Pulling out of the Paris accord could easily be considered a PR nightmare, but it is exactly what Donald Trump said he was going to do before he was president, and it feeds right in to his agenda to deregulate and increase competitiveness. As much as the media and the left hand side of the spectrum took potshots wherever they could, Wall Street actually rallied, suggesting that businesses were embracing this decision.
Businesses are embracing the deregulation agenda, which was the first of the two obvious takeaways so far. The second pertains more directly to oil.
Lower regulations reduce costs, businesses have embraced this decision, but oil producers also reap the same reward, and their costs to produce oil conceivably declines with reduced regulation as well. This caused oil prices to decline sharply starting late in the day on Thursday, and WTI fell by about 3.5% between then and early Friday. The declines were surprising because positive news came just before in the form of larger drawdowns and domestic stockpiles.

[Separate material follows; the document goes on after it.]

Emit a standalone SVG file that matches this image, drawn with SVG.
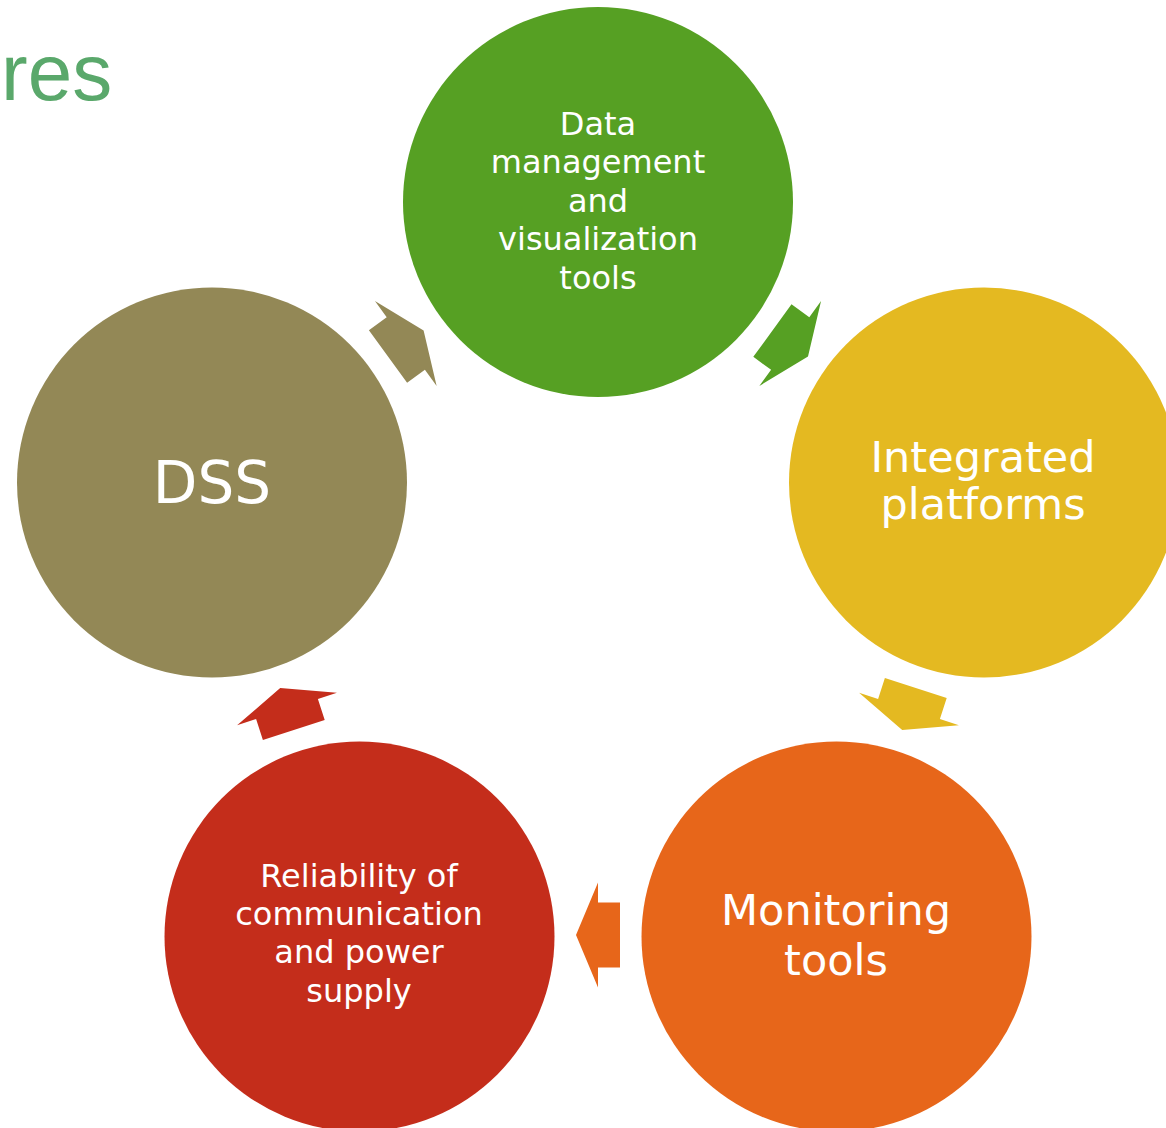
<svg xmlns="http://www.w3.org/2000/svg" width="1166" height="1128" viewBox="0 0 1166 1128">
  <style>
    .label { font-family: "DejaVu Sans", "Liberation Sans", sans-serif; fill: #ffffff; text-anchor: middle; }
    .title { font-family: "Liberation Sans", "DejaVu Sans", sans-serif; fill: #5AA86B; }
    .c-green { fill: #56A023; }
    .c-yellow { fill: #E4B921; }
    .c-orange { fill: #E7661A; }
    .c-red { fill: #C42D1B; }
    .c-olive { fill: #938856; }
  </style>
  <defs>
    <!-- cycle arrow pointing along +x, centred on the head base -->
    <polygon id="cycle-arrow" points="-22,-32.5 0,-32.5 0,-52.5 22,0 0,52.5 0,32.5 -22,32.5"/>
  </defs>

  <rect width="1166" height="1128" fill="#ffffff"/>

  <text class="title" x="1" y="100" font-size="80">res</text>

  <!-- connectors: arrows on the ring between the nodes -->
  <g id="connectors">
    <use href="#cycle-arrow" class="c-green" transform="translate(790.2,343.5) rotate(36)"/>
    <use href="#cycle-arrow" class="c-yellow" transform="translate(909,709) rotate(108)"/>
    <use href="#cycle-arrow" class="c-orange" transform="translate(598,935) rotate(180)"/>
    <use href="#cycle-arrow" class="c-red" transform="translate(287,709) rotate(252)"/>
    <use href="#cycle-arrow" class="c-olive" transform="translate(405.8,343.5) rotate(324)"/>
  </g>

  <g id="node-data">
    <circle class="c-green" cx="598" cy="202" r="195"/>
    <text class="label" font-size="32" x="598" y="135">Data</text>
    <text class="label" font-size="32" x="598" y="173">management</text>
    <text class="label" font-size="32" x="598" y="212">and</text>
    <text class="label" font-size="32" x="598" y="250">visualization</text>
    <text class="label" font-size="32" x="598" y="289">tools</text>
  </g>

  <g id="node-platforms">
    <circle class="c-yellow" cx="984" cy="482.5" r="195"/>
    <text class="label" font-size="43" x="983" y="472">Integrated</text>
    <text class="label" font-size="43" x="983" y="519">platforms</text>
  </g>

  <g id="node-monitoring">
    <circle class="c-orange" cx="836.5" cy="936.5" r="195"/>
    <text class="label" font-size="43" x="836" y="925">Monitoring</text>
    <text class="label" font-size="43" x="836" y="975">tools</text>
  </g>

  <g id="node-reliability">
    <circle class="c-red" cx="359.5" cy="936.5" r="195"/>
    <text class="label" font-size="32" x="359" y="887">Reliability of</text>
    <text class="label" font-size="32" x="359" y="925">communication</text>
    <text class="label" font-size="32" x="359" y="963">and power</text>
    <text class="label" font-size="32" x="359" y="1002">supply</text>
  </g>

  <g id="node-dss">
    <circle class="c-olive" cx="212" cy="482.5" r="195"/>
    <text class="label" x="212" y="503" font-size="58">DSS</text>
  </g>
</svg>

However, the focus of the oil industry is on domestic production, so far at least, and production could conceivably increase as a result of Trump exiting the Paris accord. That's why oil prices fell.
The third takeaway, which seems to have thus far gone unnoticed, is the demand side of the energy equation. Exiting the Paris accord opens the door for reversing the auto emission standards imposed by Obama.
In addition, something that has not yet been considered is the fossil fuel mandates that kicked in back in 2009. These required refiners to use a significant amount of fossil fuels to help reduce greenhouse emissions and to help reduce the US dependency on oil. The regulation served to significantly reduce net oil demand in favor of fossil fuels.
In the chart below I show the oil input vs. output from refiners excluding fossil fuels on a weekly basis. We would expect output to be less than input if oil was used exclusively, as was the case prior to 2009. Output was lower by about 1.25 million barrels/week on average before 2009.
However, in 2009 that turned on its head, when fossil fuels were required, output was higher than input, and has averaged about 0.75 mbw since then.
This regulation reduced US demand by about 2mbw, or about 8 million barrels per month. It was significant, it has helped reduce emissions and oil dependency, but it also is a regulation that can now be in jeopardy.
In light of all the media attention surrounding the Paris accord, the real news might come from subsequent action by the President that significantly changes US demand for oil.
Demand may be set to increase. It all depends on what he does now that the Paris accord decision is no longer impeding his deregulation efforts.
Watch US refiners, XOM, CVX, and OIH.